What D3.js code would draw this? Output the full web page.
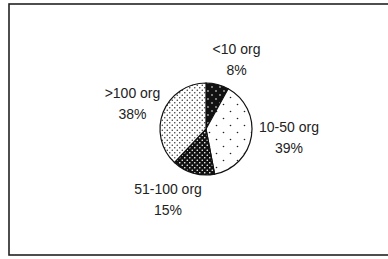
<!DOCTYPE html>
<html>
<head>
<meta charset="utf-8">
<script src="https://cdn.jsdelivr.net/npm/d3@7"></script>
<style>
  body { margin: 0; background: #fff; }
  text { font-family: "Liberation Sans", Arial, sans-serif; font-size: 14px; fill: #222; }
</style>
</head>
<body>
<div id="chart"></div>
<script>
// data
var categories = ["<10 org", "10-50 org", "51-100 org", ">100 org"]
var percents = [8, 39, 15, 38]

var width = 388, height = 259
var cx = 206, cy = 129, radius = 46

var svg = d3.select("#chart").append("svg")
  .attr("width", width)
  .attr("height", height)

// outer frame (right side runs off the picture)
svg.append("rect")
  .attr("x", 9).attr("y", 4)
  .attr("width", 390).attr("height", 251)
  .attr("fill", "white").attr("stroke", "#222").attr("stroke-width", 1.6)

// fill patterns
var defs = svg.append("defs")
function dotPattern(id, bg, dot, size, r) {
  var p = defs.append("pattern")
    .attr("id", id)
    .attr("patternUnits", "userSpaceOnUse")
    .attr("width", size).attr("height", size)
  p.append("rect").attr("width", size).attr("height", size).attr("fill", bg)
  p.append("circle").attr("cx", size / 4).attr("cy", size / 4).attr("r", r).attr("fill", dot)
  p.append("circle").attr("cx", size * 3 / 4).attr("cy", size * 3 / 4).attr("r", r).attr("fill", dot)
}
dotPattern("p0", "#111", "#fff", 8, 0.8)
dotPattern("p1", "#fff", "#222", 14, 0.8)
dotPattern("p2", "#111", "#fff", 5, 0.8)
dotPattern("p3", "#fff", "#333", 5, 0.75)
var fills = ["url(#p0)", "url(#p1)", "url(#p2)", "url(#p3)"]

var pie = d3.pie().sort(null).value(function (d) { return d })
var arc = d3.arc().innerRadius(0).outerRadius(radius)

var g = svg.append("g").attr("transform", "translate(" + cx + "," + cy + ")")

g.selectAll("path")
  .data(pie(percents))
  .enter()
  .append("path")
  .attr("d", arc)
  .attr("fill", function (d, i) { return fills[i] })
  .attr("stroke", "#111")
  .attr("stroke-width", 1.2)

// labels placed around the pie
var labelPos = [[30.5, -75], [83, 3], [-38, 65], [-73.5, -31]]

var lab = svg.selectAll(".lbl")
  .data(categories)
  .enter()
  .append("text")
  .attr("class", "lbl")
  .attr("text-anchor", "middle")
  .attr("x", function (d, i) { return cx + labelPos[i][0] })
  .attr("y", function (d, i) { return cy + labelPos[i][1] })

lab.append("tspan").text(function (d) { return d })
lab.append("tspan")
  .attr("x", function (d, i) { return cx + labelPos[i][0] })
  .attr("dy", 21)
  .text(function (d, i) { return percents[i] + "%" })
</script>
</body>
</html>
————
### The problem:
Restate only the lines running from the start of the material above through the line containing "var percents = [8, 39, 15, 38]", ends included. No pictures.

### Solution to this problem:
What D3.js code would draw this? Output the full web page.
<!DOCTYPE html>
<html>
<head>
<meta charset="utf-8">
<script src="https://cdn.jsdelivr.net/npm/d3@7"></script>
<style>
  body { margin: 0; background: #fff; }
  text { font-family: "Liberation Sans", Arial, sans-serif; font-size: 14px; fill: #222; }
</style>
</head>
<body>
<div id="chart"></div>
<script>
// data
var categories = ["<10 org", "10-50 org", "51-100 org", ">100 org"]
var percents = [8, 39, 15, 38]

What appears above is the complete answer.